• **What to work on**: Every line below must be reproduced exactly. Copy them all.

• **Data**:
= = = = = = =
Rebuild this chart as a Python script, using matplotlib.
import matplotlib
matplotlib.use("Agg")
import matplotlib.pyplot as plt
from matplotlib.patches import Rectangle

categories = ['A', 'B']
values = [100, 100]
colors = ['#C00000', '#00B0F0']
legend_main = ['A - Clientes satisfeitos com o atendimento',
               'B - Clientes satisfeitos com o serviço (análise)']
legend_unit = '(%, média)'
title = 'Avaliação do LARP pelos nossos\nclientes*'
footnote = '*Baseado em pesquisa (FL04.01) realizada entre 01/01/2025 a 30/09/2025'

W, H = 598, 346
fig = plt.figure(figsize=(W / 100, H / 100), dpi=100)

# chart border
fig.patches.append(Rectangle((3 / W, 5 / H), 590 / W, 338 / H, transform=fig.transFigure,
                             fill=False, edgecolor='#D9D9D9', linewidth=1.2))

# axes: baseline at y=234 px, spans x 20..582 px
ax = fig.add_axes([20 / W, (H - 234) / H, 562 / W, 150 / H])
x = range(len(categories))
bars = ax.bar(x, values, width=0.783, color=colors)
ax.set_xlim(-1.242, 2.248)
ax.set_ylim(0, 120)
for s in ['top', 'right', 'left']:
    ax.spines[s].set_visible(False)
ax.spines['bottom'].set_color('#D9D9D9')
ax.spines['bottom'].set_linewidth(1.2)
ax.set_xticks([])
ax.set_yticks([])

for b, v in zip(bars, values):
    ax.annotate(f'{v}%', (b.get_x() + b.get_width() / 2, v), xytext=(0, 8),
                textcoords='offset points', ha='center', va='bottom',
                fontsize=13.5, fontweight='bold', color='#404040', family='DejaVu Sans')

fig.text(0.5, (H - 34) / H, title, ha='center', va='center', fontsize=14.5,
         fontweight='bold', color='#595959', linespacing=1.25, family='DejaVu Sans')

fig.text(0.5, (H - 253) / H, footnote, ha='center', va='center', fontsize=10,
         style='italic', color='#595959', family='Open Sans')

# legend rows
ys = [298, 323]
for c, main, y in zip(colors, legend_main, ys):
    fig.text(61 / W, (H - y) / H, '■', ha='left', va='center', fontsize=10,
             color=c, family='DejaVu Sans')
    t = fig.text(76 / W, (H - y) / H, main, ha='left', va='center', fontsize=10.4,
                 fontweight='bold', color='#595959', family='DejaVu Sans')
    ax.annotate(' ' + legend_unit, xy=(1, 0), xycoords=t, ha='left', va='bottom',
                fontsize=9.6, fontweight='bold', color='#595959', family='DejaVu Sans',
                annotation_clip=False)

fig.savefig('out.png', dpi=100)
= = = = = = =
• **Answer for the task**:
Rebuild this chart as a Python script, using matplotlib.
import matplotlib
matplotlib.use("Agg")
import matplotlib.pyplot as plt
from matplotlib.patches import Rectangle

categories = ['A', 'B']
values = [100, 100]
colors = ['#C00000', '#00B0F0']
legend_main = ['A - Clientes satisfeitos com o atendimento',
               'B - Clientes satisfeitos com o serviço (análise)']
legend_unit = '(%, média)'
title = 'Avaliação do LARP pelos nossos\nclientes*'
footnote = '*Baseado em pesquisa (FL04.01) realizada entre 01/01/2025 a 30/09/2025'

W, H = 598, 346
fig = plt.figure(figsize=(W / 100, H / 100), dpi=100)

# chart border
fig.patches.append(Rectangle((3 / W, 5 / H), 590 / W, 338 / H, transform=fig.transFigure,
                             fill=False, edgecolor='#D9D9D9', linewidth=1.2))

# axes: baseline at y=234 px, spans x 20..582 px
ax = fig.add_axes([20 / W, (H - 234) / H, 562 / W, 150 / H])
x = range(len(categories))
bars = ax.bar(x, values, width=0.783, color=colors)
ax.set_xlim(-1.242, 2.248)
ax.set_ylim(0, 120)
for s in ['top', 'right', 'left']:
    ax.spines[s].set_visible(False)
ax.spines['bottom'].set_color('#D9D9D9')
ax.spines['bottom'].set_linewidth(1.2)
ax.set_xticks([])
ax.set_yticks([])

for b, v in zip(bars, values):
    ax.annotate(f'{v}%', (b.get_x() + b.get_width() / 2, v), xytext=(0, 8),
                textcoords='offset points', ha='center', va='bottom',
                fontsize=13.5, fontweight='bold', color='#404040', family='DejaVu Sans')

fig.text(0.5, (H - 34) / H, title, ha='center', va='center', fontsize=14.5,
         fontweight='bold', color='#595959', linespacing=1.25, family='DejaVu Sans')

fig.text(0.5, (H - 253) / H, footnote, ha='center', va='center', fontsize=10,
         style='italic', color='#595959', family='Open Sans')

# legend rows
ys = [298, 323]
for c, main, y in zip(colors, legend_main, ys):
    fig.text(61 / W, (H - y) / H, '■', ha='left', va='center', fontsize=10,
             color=c, family='DejaVu Sans')
    t = fig.text(76 / W, (H - y) / H, main, ha='left', va='center', fontsize=10.4,
                 fontweight='bold', color='#595959', family='DejaVu Sans')
    ax.annotate(' ' + legend_unit, xy=(1, 0), xycoords=t, ha='left', va='bottom',
                fontsize=9.6, fontweight='bold', color='#595959', family='DejaVu Sans',
                annotation_clip=False)

fig.savefig('out.png', dpi=100)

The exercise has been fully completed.